Dataset rows:
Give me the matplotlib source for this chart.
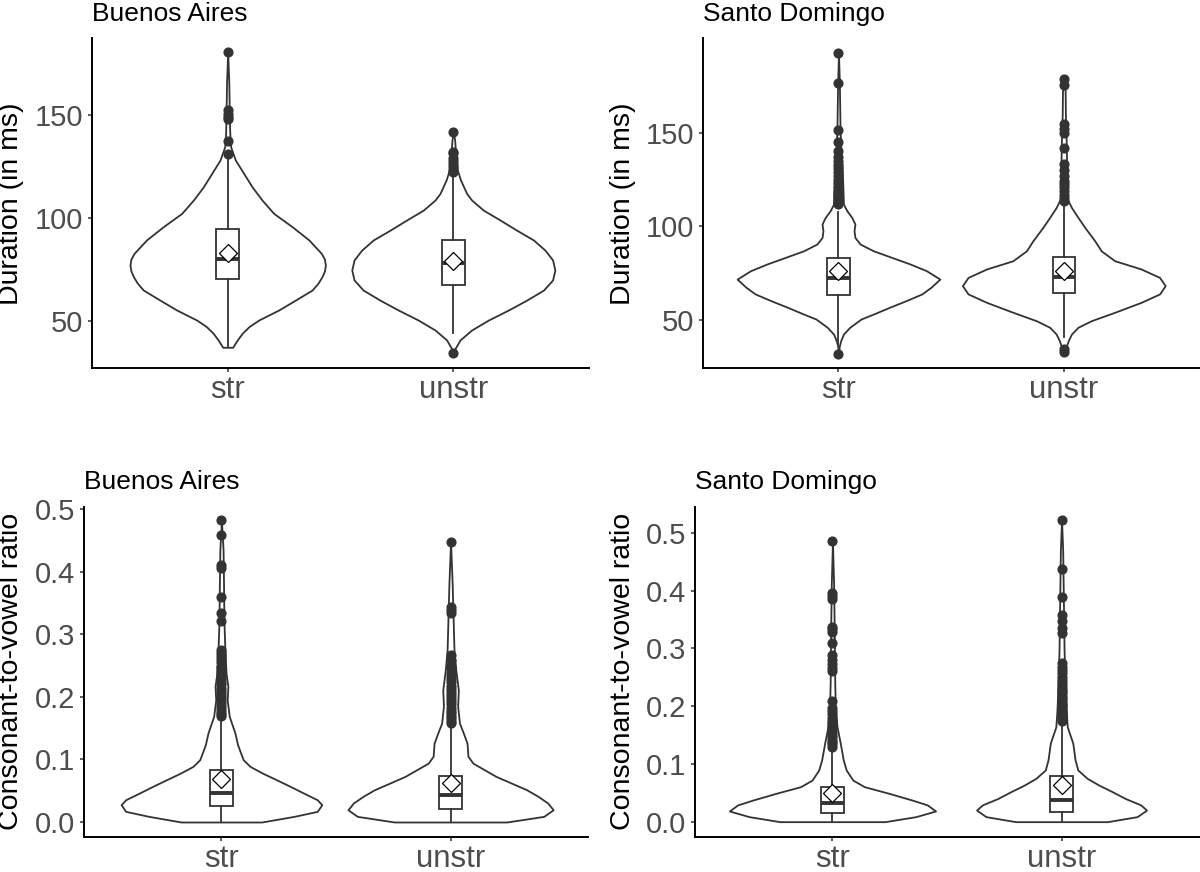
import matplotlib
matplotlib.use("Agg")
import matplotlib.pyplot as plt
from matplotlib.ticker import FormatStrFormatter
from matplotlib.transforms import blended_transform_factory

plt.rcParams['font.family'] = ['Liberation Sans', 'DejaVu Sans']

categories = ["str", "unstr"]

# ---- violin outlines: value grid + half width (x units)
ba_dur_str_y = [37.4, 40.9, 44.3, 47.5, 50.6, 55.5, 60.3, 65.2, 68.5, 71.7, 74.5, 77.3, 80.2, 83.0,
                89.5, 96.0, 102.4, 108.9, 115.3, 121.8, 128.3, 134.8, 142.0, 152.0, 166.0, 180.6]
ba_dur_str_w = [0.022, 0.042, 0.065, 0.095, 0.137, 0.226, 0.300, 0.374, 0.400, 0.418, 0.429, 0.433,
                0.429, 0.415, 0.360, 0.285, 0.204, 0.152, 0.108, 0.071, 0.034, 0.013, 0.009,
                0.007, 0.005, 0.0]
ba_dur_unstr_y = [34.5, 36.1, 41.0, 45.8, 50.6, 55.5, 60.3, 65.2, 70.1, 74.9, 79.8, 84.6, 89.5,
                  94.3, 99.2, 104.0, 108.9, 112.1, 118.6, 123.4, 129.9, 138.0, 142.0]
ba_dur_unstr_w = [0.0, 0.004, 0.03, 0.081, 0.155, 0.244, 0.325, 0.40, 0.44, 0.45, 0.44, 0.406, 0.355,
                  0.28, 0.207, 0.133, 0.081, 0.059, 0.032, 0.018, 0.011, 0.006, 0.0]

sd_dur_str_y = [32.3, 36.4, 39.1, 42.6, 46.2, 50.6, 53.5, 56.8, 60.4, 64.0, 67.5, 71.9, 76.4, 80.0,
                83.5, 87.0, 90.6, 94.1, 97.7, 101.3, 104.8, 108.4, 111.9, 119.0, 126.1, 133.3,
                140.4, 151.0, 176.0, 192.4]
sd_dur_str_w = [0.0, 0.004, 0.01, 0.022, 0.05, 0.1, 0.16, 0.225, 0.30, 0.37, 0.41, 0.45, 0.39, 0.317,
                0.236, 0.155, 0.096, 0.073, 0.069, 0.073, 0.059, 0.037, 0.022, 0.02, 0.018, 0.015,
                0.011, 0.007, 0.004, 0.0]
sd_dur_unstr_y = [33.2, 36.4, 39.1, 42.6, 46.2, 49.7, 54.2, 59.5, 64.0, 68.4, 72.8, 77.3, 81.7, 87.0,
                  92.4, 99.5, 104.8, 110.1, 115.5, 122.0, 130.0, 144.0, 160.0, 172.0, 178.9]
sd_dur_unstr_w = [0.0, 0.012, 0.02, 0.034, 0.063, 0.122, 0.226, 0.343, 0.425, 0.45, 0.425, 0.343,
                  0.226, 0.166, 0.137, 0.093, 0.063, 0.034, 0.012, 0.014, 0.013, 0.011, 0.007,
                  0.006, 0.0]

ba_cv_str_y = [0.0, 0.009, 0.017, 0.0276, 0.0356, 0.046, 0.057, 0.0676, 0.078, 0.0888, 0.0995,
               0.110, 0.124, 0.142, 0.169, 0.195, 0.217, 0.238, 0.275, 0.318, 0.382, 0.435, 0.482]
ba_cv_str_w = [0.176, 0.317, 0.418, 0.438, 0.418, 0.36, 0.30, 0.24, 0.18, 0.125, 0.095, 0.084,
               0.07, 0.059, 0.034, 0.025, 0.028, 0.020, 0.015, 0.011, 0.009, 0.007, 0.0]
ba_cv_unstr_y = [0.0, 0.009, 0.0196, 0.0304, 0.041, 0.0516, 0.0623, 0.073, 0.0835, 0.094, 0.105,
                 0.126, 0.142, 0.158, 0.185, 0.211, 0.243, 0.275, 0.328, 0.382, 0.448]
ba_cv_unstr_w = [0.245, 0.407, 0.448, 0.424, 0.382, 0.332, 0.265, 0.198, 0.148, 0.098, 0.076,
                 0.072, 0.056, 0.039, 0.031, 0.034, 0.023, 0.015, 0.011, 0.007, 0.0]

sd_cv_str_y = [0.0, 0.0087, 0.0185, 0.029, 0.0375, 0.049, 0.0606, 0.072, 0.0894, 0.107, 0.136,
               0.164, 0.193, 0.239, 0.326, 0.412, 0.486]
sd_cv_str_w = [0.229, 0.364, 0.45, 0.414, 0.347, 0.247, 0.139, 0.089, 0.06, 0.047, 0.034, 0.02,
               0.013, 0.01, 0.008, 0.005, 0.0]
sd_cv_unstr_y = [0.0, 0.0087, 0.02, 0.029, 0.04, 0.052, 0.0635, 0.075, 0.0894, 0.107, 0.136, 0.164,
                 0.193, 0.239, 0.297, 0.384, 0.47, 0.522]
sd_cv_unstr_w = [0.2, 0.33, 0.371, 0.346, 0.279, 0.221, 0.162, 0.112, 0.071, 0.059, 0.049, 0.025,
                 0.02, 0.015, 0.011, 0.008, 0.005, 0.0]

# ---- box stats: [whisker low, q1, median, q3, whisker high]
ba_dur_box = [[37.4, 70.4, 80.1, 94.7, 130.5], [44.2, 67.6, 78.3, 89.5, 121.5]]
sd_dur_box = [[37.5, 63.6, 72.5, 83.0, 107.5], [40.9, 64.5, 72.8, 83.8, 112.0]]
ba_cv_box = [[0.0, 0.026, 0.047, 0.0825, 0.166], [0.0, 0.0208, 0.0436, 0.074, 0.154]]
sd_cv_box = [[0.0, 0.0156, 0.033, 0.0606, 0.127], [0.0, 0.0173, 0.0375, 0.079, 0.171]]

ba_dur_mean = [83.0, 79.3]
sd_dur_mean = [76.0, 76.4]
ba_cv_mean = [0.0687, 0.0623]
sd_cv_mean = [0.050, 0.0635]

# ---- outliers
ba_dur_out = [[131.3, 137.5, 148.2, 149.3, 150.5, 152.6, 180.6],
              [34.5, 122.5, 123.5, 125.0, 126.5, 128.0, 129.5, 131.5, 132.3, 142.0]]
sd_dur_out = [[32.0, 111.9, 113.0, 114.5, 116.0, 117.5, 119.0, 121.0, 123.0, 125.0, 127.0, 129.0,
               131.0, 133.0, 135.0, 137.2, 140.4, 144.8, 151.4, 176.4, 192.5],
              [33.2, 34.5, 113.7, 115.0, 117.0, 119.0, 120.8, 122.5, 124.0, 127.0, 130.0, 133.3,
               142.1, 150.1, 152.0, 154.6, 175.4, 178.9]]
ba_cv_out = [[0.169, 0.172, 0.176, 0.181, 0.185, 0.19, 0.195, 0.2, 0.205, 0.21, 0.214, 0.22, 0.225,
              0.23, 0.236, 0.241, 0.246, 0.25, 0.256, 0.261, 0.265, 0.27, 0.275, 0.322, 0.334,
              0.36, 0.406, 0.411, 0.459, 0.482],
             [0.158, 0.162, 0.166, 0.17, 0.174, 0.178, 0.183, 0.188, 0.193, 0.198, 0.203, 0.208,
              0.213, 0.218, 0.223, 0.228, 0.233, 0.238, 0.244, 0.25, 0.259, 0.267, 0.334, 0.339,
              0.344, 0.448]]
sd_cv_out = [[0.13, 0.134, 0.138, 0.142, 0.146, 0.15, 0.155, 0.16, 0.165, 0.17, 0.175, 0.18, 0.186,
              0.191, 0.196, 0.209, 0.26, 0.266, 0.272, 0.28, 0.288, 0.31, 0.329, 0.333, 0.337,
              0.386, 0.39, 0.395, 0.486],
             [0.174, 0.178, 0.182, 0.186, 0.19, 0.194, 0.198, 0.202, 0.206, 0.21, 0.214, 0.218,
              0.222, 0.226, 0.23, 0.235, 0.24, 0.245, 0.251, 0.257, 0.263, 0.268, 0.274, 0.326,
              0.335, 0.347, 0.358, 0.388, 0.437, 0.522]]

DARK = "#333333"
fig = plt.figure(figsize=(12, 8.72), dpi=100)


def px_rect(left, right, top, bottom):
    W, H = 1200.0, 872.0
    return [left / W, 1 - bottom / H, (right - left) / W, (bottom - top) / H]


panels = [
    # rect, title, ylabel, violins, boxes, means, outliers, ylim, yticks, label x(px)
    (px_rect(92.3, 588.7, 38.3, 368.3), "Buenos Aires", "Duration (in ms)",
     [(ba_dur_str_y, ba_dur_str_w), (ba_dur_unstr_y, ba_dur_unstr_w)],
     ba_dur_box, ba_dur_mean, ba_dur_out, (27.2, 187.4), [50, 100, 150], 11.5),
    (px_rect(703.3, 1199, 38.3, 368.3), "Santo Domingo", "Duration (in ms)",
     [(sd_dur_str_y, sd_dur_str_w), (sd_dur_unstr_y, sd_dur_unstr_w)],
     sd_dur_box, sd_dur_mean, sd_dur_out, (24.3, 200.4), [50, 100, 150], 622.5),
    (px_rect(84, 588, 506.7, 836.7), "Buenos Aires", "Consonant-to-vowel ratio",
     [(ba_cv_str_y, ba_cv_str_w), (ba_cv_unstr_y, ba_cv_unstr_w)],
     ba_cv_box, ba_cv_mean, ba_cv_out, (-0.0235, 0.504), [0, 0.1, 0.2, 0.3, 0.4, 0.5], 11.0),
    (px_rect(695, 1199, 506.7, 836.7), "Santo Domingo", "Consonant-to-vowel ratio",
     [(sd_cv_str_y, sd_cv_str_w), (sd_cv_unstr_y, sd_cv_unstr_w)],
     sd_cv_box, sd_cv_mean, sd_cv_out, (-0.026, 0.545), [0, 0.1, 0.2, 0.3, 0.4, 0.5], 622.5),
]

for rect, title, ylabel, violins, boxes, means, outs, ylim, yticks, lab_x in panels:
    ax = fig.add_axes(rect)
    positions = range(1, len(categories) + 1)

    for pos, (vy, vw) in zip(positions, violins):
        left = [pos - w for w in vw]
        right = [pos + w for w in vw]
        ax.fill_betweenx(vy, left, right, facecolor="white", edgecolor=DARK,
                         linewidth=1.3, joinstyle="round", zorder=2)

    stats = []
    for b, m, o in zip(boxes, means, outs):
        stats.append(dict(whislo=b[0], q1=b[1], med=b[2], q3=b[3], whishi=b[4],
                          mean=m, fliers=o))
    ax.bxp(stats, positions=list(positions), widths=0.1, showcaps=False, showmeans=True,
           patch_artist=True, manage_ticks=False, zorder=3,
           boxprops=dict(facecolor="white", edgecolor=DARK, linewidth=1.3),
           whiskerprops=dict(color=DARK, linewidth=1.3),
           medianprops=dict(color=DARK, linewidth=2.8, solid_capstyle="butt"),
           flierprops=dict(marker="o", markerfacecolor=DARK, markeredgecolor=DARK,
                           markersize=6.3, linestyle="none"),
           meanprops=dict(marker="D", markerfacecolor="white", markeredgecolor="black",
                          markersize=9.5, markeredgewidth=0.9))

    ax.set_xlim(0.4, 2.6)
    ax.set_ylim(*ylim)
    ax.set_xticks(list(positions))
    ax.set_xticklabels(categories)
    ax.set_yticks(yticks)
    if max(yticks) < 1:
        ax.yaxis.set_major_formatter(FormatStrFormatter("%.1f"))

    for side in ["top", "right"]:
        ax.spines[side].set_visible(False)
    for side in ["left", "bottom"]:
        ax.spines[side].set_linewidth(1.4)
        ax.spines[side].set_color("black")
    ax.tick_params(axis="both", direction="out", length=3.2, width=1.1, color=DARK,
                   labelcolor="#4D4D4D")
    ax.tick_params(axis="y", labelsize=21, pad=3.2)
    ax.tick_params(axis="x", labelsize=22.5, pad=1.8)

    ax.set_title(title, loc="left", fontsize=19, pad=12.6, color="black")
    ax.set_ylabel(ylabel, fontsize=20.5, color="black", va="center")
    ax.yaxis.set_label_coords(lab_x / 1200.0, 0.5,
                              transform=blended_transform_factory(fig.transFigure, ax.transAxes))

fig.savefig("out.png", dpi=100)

==

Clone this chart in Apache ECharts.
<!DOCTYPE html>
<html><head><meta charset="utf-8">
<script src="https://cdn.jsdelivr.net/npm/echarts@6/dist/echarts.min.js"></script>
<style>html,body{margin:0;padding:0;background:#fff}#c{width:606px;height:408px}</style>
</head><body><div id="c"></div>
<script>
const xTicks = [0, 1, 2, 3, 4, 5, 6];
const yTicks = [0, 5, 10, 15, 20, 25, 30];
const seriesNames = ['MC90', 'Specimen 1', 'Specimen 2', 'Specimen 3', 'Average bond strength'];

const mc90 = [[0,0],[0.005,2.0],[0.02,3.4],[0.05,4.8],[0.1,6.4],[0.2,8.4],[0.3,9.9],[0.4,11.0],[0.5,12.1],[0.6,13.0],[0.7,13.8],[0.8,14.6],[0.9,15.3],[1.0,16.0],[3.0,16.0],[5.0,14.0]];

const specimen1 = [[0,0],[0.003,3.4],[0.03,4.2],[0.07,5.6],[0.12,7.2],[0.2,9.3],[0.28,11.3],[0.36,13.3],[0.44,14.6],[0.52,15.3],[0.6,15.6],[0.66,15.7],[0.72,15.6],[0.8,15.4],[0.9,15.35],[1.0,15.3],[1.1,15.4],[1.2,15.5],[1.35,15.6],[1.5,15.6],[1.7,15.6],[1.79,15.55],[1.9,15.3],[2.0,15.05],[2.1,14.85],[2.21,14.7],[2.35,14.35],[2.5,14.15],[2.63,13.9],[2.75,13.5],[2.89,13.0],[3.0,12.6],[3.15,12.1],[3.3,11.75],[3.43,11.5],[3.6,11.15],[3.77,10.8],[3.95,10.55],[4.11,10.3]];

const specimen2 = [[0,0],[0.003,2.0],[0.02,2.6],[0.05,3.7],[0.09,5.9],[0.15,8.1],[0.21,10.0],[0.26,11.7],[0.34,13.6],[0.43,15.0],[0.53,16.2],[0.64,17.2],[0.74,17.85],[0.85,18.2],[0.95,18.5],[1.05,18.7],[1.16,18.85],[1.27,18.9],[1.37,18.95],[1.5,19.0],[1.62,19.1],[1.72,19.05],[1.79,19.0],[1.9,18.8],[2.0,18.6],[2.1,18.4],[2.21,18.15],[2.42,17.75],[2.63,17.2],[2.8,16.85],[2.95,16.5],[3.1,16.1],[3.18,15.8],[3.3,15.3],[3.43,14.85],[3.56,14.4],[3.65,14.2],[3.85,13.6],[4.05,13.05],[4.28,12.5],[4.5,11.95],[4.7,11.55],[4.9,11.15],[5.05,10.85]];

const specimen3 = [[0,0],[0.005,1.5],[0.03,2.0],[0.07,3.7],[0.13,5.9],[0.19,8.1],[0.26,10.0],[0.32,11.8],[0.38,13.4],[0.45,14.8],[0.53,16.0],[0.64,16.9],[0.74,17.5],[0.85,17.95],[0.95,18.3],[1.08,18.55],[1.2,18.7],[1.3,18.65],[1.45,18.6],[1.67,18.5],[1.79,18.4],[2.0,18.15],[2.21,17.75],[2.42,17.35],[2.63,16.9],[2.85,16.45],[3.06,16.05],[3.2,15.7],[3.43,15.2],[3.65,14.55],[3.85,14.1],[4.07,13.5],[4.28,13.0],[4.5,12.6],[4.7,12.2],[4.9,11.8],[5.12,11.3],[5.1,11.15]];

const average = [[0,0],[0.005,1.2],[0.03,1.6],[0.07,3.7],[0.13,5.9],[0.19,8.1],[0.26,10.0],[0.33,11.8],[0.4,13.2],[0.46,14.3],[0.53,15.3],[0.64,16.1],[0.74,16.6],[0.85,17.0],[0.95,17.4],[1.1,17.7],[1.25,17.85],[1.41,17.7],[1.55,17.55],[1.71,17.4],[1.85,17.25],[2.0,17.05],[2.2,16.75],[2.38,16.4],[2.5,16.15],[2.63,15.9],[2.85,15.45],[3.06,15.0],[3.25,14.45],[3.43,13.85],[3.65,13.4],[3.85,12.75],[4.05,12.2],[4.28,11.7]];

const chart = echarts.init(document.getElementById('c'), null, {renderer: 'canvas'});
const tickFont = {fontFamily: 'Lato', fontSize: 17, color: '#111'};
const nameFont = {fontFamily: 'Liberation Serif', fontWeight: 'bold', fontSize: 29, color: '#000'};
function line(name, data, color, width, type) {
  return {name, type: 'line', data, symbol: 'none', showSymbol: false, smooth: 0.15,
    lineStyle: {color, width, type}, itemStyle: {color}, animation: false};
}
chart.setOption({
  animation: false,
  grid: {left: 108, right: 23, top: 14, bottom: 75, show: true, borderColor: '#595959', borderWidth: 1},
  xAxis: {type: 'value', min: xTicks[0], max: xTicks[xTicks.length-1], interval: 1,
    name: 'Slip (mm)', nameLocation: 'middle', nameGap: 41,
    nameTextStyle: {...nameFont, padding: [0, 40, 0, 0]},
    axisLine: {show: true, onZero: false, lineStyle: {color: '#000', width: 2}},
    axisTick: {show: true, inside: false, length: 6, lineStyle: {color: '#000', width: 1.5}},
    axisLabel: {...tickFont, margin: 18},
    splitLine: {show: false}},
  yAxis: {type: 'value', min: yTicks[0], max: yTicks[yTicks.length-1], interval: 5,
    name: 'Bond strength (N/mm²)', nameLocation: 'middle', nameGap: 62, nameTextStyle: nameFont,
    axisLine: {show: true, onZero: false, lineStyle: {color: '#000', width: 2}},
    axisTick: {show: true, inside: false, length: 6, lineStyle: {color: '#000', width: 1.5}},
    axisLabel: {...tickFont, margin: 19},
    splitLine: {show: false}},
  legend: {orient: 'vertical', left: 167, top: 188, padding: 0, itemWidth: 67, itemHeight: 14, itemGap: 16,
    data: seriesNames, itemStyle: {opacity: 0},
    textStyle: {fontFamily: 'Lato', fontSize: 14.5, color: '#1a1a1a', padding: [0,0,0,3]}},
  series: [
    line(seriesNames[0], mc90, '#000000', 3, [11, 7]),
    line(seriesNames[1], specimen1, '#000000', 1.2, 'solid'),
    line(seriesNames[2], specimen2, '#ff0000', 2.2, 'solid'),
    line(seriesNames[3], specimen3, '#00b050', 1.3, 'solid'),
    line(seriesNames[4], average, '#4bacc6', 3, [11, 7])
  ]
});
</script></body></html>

---

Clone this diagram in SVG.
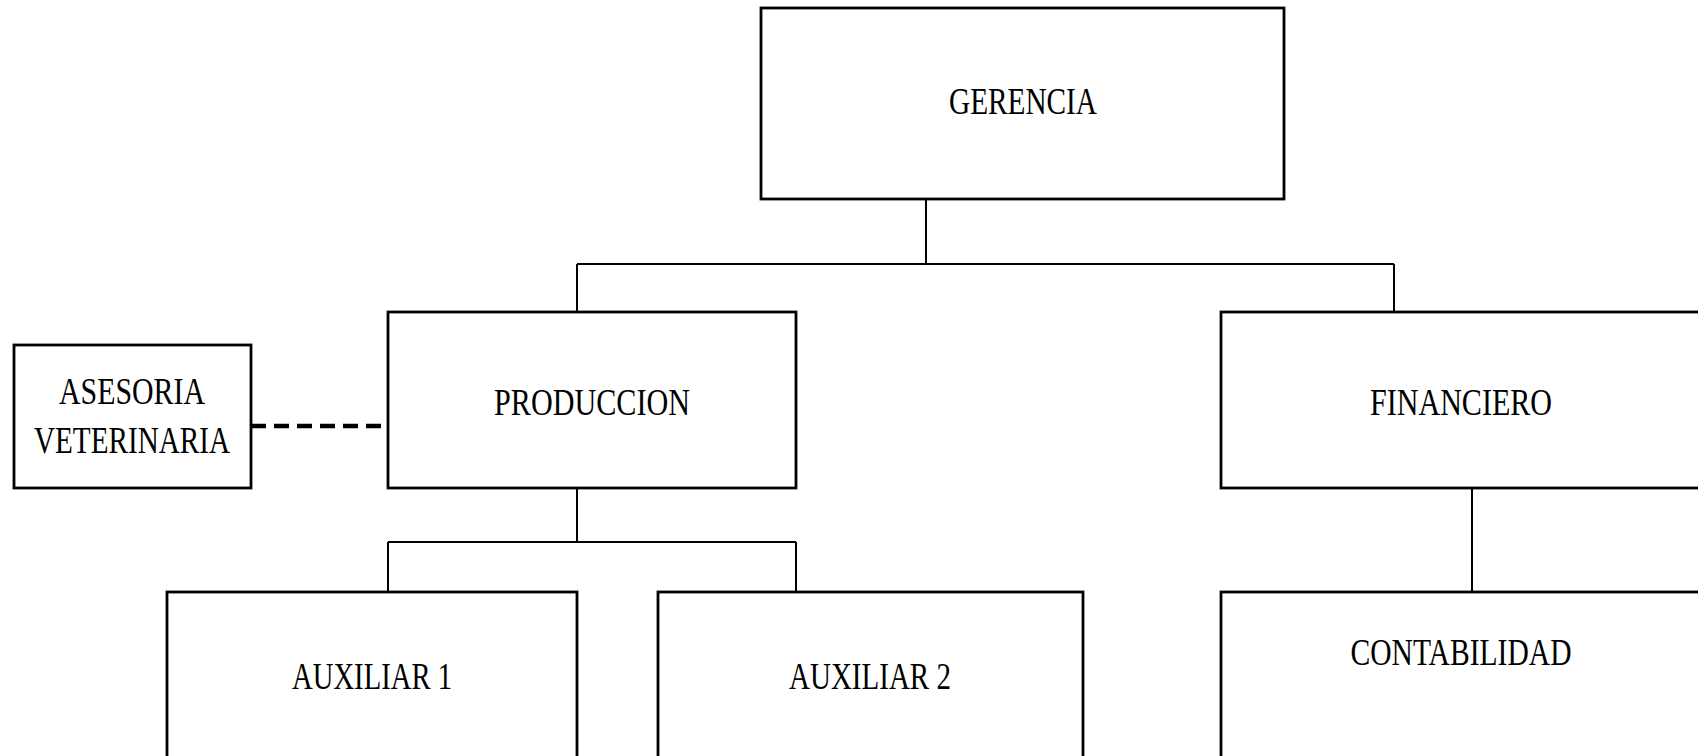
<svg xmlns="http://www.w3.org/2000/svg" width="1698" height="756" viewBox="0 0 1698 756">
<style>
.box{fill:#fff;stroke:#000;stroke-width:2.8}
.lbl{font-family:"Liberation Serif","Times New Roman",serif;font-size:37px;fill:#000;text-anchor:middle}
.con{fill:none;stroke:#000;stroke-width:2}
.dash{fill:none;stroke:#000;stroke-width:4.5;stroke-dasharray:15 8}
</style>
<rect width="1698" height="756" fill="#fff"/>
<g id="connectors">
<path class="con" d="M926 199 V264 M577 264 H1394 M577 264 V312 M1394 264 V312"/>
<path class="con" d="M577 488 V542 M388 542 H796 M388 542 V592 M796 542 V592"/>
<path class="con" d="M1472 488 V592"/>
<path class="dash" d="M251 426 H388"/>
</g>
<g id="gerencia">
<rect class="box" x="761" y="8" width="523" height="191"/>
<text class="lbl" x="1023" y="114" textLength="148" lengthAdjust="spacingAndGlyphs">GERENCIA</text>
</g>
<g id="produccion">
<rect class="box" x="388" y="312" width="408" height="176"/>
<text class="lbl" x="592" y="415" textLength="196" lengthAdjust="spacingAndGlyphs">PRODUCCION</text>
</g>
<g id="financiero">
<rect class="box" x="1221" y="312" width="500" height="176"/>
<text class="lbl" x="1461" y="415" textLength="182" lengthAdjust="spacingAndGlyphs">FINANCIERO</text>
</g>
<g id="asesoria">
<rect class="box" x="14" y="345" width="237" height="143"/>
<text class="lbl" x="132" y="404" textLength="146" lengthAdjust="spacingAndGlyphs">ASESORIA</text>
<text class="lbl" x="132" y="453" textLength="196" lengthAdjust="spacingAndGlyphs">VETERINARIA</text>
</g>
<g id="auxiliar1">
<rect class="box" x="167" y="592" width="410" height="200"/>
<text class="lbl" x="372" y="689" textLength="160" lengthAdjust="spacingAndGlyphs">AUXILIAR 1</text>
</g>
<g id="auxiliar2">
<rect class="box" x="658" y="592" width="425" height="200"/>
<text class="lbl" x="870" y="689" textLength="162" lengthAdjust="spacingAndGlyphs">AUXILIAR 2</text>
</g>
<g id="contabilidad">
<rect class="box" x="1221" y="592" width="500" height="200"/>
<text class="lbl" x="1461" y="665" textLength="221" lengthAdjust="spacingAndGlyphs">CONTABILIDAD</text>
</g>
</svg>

Task instructions:
Omit the pictures. Extract exactly the lines that begin with the one holding "Give me the matplotlib source for this chart." and end with the one holding "0.011, 0.006, 0.0]", inclusive.

Answer to the task:
Give me the matplotlib source for this chart.
import matplotlib
matplotlib.use("Agg")
import matplotlib.pyplot as plt
from matplotlib.ticker import FormatStrFormatter
from matplotlib.transforms import blended_transform_factory

plt.rcParams['font.family'] = ['Liberation Sans', 'DejaVu Sans']

categories = ["str", "unstr"]

# ---- violin outlines: value grid + half width (x units)
ba_dur_str_y = [37.4, 40.9, 44.3, 47.5, 50.6, 55.5, 60.3, 65.2, 68.5, 71.7, 74.5, 77.3, 80.2, 83.0,
                89.5, 96.0, 102.4, 108.9, 115.3, 121.8, 128.3, 134.8, 142.0, 152.0, 166.0, 180.6]
ba_dur_str_w = [0.022, 0.042, 0.065, 0.095, 0.137, 0.226, 0.300, 0.374, 0.400, 0.418, 0.429, 0.433,
                0.429, 0.415, 0.360, 0.285, 0.204, 0.152, 0.108, 0.071, 0.034, 0.013, 0.009,
                0.007, 0.005, 0.0]
ba_dur_unstr_y = [34.5, 36.1, 41.0, 45.8, 50.6, 55.5, 60.3, 65.2, 70.1, 74.9, 79.8, 84.6, 89.5,
                  94.3, 99.2, 104.0, 108.9, 112.1, 118.6, 123.4, 129.9, 138.0, 142.0]
ba_dur_unstr_w = [0.0, 0.004, 0.03, 0.081, 0.155, 0.244, 0.325, 0.40, 0.44, 0.45, 0.44, 0.406, 0.355,
                  0.28, 0.207, 0.133, 0.081, 0.059, 0.032, 0.018, 0.011, 0.006, 0.0]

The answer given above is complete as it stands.